RAAF crew check out an EA-18G Growler after its arrival at RAAF Base Amberley, west of Brisbane. DAVE HUNT

Growlers put e-defence in air

THE last of the RAAF's 12 EA-18G Growler electronic attack aircraft has arrived at RAAF Base Amberley outside Brisbane.

Number 6 Squadron formed 100 years ago in the First World War and now is the only group outside the US operating the world's most advanced electronic attack and defence aircraft.

The Growler is based on the F/A-18F Super Hornet that 6 Squadron has been flying for some years. The Growler is fitted with extra avionics, enhanced radio frequency receivers, a better communications suite and radio-frequency jamming pods to jam enemy systems.

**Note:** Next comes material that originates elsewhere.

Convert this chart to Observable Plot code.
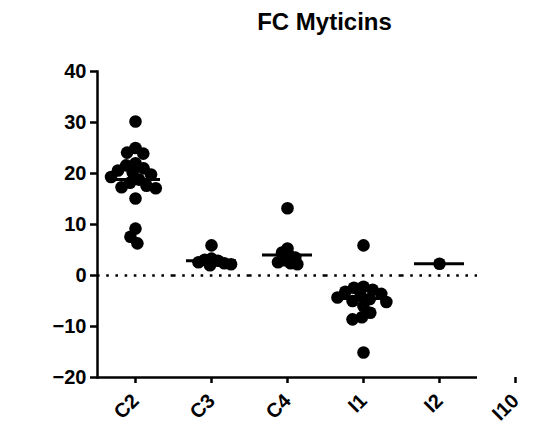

Growlers are able to jam communications for enemy forces and when working in tandem can locate a signal from a mobile phone to allow its user to be targeted.

Australian Growlers have already held successful integration flights and weapon firings with RAAF F/A-18F Super Hornets and US Navy EA-18G Growlers as part of test and evaluation.

The RAAF plans to keep the Growler at the forefront of electronic attack capability throughout its service life.